EXERCISE INPUTS

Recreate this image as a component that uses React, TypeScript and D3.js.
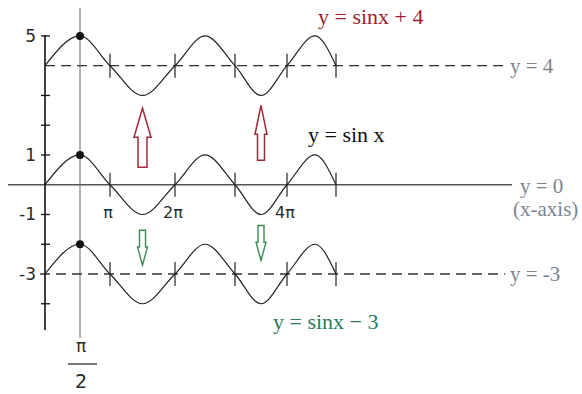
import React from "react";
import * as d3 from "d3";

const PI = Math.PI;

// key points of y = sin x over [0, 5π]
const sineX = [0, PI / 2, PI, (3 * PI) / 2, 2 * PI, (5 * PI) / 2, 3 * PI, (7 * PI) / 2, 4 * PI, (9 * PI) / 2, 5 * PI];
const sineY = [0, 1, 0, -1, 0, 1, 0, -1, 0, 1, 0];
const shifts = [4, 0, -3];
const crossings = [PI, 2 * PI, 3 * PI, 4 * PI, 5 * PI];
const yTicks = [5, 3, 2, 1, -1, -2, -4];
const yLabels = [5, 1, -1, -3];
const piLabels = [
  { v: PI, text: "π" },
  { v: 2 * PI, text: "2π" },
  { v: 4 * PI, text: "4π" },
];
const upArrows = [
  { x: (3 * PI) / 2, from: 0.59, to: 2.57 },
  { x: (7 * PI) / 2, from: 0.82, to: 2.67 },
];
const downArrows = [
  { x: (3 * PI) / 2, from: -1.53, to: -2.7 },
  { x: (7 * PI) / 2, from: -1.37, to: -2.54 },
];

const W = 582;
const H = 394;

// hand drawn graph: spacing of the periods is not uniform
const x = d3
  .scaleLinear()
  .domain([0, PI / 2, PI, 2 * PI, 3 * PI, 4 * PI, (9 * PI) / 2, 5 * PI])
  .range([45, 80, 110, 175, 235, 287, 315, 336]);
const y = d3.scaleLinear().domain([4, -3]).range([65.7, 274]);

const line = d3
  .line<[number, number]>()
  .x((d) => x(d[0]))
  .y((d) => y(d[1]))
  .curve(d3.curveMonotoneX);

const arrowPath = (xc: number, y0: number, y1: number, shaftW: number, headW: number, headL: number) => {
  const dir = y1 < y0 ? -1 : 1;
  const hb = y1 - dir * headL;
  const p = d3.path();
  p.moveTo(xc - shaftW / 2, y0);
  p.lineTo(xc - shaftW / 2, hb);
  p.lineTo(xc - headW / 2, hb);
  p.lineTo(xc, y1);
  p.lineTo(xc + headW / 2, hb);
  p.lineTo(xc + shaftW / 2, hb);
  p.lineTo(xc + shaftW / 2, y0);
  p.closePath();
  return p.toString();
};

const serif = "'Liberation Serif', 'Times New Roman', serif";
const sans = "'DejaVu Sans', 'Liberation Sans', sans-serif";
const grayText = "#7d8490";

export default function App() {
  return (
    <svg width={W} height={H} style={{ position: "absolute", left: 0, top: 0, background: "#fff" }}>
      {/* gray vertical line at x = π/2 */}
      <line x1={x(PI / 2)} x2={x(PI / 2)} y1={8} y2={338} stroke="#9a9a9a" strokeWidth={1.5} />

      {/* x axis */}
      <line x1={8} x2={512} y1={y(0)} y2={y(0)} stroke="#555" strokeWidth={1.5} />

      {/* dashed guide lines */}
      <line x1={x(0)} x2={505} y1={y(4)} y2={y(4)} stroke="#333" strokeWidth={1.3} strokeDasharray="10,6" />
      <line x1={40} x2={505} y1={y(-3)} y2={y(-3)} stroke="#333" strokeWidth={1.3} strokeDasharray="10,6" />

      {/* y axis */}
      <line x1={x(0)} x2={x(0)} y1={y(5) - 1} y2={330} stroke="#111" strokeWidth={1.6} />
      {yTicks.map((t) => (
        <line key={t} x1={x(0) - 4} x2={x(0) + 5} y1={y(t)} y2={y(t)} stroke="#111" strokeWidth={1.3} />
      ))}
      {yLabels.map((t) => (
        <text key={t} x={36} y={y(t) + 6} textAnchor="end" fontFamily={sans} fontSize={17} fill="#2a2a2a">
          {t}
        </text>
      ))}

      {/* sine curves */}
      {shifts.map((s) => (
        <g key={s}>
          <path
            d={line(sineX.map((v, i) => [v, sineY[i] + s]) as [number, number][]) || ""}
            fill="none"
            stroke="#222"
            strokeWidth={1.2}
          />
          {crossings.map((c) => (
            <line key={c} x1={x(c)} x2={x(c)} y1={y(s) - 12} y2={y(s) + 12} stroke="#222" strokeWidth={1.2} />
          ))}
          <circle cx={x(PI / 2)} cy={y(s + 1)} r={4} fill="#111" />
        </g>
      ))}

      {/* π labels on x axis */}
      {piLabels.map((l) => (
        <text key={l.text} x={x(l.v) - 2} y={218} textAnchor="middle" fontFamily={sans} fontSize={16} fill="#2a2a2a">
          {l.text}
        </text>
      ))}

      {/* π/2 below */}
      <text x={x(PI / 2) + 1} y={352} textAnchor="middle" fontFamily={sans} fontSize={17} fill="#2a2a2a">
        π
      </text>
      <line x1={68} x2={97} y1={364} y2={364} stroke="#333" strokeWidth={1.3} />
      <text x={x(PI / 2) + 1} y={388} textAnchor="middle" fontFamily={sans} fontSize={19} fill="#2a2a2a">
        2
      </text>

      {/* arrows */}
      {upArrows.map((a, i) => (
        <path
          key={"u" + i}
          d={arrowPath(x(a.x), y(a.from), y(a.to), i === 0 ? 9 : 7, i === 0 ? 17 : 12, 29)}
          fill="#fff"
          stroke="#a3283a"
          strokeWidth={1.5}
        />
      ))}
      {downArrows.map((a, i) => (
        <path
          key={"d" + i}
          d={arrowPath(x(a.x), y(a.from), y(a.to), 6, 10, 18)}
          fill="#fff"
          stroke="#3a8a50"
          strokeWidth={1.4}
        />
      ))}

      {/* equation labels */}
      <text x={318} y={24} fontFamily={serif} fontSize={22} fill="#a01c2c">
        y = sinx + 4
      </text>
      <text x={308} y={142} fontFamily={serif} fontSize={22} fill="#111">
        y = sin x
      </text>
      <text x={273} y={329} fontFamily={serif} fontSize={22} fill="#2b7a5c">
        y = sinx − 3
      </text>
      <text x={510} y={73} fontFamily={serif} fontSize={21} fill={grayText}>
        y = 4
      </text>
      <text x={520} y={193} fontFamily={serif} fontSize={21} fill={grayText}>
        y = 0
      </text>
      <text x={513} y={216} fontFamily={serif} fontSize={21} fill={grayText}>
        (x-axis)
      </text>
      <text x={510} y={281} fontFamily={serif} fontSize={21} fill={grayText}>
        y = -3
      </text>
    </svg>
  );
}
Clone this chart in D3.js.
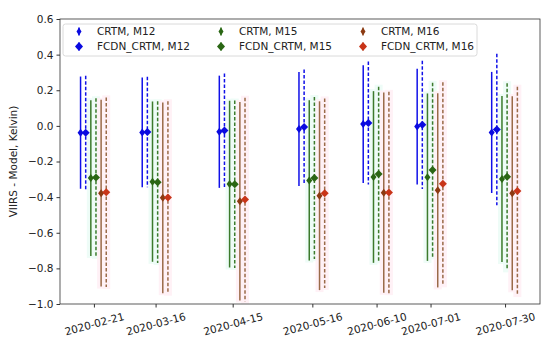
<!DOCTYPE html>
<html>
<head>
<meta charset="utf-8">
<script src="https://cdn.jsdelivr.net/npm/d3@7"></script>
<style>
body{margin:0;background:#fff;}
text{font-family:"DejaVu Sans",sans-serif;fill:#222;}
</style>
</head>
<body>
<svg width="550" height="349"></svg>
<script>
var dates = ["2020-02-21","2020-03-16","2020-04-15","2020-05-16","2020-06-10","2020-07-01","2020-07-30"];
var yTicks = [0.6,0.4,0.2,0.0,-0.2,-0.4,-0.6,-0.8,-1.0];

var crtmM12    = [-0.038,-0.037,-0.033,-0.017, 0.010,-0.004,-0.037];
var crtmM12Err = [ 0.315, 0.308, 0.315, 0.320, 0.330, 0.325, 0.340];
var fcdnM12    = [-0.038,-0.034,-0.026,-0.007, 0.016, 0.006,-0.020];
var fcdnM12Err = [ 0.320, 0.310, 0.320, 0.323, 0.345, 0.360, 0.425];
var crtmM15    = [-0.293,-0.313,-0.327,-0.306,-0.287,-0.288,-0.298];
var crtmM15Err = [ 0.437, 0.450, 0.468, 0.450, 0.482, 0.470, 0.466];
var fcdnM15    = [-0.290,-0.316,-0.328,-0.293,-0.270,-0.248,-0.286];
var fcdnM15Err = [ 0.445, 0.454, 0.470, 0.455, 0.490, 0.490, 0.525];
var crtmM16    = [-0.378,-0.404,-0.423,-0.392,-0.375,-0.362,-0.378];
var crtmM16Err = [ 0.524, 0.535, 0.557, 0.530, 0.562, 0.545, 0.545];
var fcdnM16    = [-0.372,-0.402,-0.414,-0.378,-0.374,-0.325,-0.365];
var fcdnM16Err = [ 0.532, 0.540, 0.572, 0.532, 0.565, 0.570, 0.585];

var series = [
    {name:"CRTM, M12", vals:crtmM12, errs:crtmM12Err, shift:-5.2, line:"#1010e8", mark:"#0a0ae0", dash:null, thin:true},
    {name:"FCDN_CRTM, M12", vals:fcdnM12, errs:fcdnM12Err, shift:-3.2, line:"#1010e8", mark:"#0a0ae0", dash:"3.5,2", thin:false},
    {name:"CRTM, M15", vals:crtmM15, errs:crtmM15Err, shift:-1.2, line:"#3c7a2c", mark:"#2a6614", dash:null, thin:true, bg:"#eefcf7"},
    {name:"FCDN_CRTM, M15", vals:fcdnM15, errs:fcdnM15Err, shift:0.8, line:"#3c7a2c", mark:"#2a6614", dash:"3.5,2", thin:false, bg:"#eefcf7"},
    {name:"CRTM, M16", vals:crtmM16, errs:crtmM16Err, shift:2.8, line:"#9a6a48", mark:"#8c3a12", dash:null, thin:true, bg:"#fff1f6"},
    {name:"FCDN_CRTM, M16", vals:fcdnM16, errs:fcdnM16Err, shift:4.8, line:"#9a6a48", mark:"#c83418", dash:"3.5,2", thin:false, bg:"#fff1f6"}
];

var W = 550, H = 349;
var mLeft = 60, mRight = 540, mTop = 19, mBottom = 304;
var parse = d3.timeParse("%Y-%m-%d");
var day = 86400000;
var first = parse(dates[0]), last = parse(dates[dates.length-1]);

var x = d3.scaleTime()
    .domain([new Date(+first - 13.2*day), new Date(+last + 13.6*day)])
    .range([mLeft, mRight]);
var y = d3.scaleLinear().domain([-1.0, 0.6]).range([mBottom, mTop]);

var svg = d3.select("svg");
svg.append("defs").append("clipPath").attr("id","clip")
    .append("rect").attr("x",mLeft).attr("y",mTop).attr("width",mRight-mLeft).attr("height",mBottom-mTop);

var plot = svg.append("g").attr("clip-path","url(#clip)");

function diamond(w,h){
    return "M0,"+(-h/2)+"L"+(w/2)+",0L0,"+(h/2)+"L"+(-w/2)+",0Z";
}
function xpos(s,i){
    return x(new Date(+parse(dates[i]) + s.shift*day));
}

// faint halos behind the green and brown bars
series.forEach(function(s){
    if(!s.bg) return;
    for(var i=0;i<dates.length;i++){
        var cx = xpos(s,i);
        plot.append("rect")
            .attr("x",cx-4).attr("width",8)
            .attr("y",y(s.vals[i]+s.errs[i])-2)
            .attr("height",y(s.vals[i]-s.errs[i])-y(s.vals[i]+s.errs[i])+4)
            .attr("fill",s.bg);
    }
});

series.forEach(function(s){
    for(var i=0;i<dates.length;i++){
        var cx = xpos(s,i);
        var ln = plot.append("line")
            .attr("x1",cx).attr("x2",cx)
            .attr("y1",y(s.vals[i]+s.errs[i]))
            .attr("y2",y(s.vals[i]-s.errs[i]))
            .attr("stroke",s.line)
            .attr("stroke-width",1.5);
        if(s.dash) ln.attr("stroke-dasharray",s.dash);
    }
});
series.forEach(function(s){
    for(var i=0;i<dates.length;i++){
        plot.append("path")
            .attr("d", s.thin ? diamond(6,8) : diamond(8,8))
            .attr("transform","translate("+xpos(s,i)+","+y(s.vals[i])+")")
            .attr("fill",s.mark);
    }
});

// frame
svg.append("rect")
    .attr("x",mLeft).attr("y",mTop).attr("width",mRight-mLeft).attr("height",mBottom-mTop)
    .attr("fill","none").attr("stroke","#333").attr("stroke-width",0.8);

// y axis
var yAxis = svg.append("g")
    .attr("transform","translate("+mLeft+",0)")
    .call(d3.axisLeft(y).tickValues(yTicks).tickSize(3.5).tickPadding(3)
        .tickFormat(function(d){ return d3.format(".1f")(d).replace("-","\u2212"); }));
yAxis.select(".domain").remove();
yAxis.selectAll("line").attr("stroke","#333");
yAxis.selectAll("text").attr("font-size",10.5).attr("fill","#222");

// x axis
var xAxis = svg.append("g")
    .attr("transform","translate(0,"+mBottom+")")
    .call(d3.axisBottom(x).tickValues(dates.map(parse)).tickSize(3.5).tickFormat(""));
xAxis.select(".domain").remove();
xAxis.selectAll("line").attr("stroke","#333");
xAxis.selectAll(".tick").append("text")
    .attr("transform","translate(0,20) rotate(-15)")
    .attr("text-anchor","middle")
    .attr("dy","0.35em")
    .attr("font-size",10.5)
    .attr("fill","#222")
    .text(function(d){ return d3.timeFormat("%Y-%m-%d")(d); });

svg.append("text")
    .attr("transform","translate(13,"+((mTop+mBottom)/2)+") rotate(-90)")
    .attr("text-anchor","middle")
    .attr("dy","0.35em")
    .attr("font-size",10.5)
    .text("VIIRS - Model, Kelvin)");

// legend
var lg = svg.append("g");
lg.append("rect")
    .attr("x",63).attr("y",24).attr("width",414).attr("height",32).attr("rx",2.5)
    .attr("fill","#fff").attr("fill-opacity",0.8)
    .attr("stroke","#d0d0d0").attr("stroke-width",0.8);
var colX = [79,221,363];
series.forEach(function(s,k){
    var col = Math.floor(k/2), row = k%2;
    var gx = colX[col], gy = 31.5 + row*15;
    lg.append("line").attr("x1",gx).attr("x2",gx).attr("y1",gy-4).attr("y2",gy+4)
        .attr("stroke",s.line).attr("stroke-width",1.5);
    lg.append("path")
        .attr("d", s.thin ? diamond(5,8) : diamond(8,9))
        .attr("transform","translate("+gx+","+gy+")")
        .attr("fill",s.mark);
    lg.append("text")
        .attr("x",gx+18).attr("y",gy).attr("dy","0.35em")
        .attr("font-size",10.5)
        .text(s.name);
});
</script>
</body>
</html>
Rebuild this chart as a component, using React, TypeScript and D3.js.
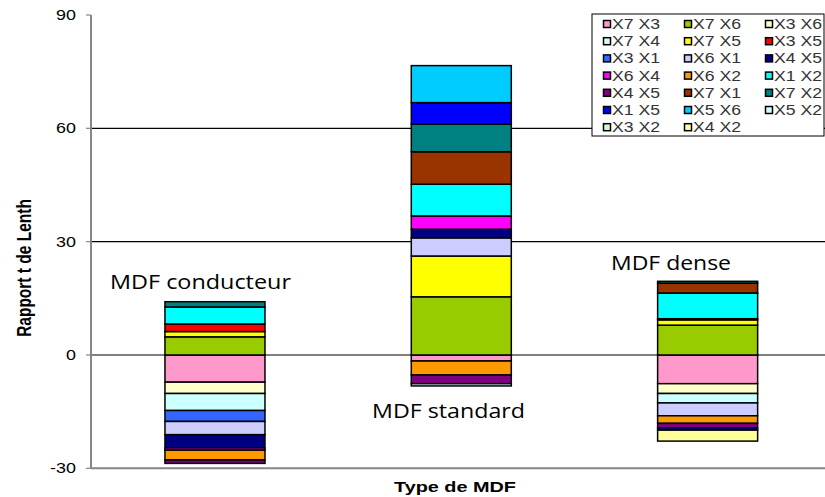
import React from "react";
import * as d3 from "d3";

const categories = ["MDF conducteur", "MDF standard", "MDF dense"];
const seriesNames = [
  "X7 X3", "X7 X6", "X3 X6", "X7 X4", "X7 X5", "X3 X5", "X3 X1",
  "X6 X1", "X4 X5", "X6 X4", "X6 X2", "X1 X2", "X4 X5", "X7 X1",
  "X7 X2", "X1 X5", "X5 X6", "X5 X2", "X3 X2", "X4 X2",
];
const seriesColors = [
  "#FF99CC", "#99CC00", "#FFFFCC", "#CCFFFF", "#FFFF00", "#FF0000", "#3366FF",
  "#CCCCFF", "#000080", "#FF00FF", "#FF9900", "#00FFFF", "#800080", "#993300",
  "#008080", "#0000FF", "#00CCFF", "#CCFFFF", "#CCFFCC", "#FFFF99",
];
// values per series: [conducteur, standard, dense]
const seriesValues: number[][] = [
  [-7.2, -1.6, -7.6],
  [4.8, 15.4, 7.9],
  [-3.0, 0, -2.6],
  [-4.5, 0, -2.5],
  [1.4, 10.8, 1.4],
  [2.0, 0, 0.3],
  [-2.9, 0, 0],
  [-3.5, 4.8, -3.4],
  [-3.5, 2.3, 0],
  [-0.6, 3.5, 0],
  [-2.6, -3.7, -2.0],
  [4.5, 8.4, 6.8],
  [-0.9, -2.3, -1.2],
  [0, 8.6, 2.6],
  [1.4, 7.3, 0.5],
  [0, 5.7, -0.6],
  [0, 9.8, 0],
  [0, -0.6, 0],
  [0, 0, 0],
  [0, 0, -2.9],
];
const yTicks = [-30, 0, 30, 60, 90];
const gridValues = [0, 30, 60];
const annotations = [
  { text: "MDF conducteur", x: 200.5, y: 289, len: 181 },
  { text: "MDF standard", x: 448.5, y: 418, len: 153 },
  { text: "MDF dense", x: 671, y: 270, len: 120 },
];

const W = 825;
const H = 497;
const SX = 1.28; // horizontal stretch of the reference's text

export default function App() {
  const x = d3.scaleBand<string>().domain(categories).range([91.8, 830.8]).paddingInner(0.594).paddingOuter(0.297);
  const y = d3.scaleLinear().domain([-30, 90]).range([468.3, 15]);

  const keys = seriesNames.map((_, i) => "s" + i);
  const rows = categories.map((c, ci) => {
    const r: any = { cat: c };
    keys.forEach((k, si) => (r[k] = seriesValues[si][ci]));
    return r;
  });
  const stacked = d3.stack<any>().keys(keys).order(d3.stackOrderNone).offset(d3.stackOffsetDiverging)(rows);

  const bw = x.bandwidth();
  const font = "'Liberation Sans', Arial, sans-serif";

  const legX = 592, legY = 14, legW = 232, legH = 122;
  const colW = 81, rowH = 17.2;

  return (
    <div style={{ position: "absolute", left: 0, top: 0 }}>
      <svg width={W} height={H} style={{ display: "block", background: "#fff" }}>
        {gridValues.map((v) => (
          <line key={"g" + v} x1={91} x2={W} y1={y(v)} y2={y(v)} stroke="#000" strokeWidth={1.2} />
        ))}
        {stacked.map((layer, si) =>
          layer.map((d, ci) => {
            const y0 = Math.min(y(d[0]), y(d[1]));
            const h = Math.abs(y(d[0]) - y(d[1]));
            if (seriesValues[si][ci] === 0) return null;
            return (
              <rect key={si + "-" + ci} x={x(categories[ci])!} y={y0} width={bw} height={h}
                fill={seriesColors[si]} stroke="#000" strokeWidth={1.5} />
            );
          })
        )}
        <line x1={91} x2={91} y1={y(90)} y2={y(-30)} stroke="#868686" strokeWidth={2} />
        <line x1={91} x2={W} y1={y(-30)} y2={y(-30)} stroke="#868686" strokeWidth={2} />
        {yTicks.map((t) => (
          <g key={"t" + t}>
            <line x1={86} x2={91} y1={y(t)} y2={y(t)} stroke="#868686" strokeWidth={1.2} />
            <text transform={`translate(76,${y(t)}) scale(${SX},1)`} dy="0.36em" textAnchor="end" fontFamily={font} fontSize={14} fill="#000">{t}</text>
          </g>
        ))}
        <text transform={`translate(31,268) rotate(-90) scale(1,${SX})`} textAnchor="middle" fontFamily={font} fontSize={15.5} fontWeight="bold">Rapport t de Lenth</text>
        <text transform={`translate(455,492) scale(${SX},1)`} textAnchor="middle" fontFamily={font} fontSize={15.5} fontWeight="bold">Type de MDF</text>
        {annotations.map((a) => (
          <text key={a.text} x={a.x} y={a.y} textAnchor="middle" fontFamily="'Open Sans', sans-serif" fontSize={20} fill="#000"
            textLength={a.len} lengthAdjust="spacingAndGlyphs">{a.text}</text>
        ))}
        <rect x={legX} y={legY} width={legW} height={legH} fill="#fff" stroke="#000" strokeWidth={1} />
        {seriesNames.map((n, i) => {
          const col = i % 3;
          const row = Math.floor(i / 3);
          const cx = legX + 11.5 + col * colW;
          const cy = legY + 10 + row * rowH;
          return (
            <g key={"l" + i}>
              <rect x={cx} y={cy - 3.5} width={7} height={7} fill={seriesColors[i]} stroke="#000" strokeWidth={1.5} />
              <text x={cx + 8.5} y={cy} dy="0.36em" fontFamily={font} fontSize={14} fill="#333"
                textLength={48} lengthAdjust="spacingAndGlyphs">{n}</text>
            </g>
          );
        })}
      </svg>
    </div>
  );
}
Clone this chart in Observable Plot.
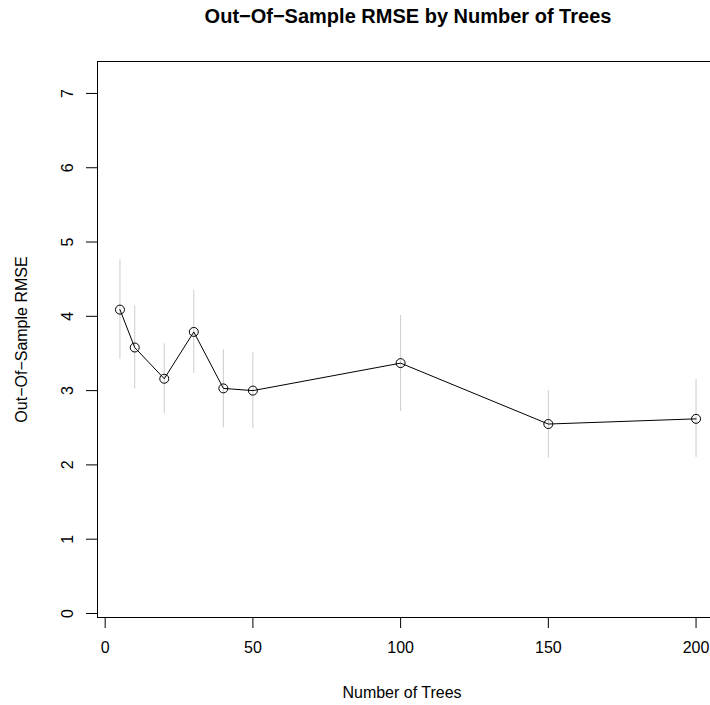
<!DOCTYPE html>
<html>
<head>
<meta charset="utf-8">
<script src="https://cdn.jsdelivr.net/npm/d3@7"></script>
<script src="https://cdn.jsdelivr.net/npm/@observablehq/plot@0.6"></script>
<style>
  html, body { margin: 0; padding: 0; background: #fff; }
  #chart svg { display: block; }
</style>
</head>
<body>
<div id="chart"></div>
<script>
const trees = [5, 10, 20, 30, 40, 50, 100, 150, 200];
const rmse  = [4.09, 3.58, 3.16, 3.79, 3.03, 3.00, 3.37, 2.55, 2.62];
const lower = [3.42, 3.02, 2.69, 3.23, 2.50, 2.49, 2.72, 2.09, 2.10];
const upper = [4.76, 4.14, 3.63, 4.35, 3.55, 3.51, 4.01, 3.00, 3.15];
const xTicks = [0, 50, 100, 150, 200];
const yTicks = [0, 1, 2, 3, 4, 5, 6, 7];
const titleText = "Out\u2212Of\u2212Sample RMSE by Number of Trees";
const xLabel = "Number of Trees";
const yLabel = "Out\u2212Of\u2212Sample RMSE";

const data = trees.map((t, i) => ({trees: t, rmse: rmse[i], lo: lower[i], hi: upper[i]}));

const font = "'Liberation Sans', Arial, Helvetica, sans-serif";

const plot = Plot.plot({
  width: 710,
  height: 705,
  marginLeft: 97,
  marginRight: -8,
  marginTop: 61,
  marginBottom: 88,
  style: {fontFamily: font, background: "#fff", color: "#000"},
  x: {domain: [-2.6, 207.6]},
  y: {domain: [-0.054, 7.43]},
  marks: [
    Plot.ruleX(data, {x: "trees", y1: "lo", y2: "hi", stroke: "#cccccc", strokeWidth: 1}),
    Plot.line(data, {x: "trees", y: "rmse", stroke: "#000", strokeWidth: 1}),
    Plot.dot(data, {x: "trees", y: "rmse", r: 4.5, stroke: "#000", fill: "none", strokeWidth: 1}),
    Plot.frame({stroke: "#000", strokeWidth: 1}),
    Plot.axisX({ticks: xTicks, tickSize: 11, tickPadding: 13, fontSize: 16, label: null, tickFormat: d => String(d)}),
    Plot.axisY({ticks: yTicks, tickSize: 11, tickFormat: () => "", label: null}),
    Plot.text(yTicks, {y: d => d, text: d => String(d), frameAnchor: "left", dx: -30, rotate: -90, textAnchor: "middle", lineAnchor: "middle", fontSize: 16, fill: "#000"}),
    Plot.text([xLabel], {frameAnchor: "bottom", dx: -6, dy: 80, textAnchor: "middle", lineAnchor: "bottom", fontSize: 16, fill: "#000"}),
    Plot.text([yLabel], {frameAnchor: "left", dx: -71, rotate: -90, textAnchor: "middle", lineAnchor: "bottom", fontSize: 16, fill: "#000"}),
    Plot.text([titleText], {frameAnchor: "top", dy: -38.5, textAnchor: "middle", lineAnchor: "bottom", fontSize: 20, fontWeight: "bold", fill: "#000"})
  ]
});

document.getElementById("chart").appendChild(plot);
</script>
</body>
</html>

WHAT YOU ARE ASKED TO DO
Repeat the lines of the listing above verbatim, beginning at its first line and ending at the line containing "const PI = Math.PI;", which is included. Omit pictures.

REPLY
Recreate this image as a component that uses React, TypeScript and D3.js.
import React from "react";
import * as d3 from "d3";

const PI = Math.PI;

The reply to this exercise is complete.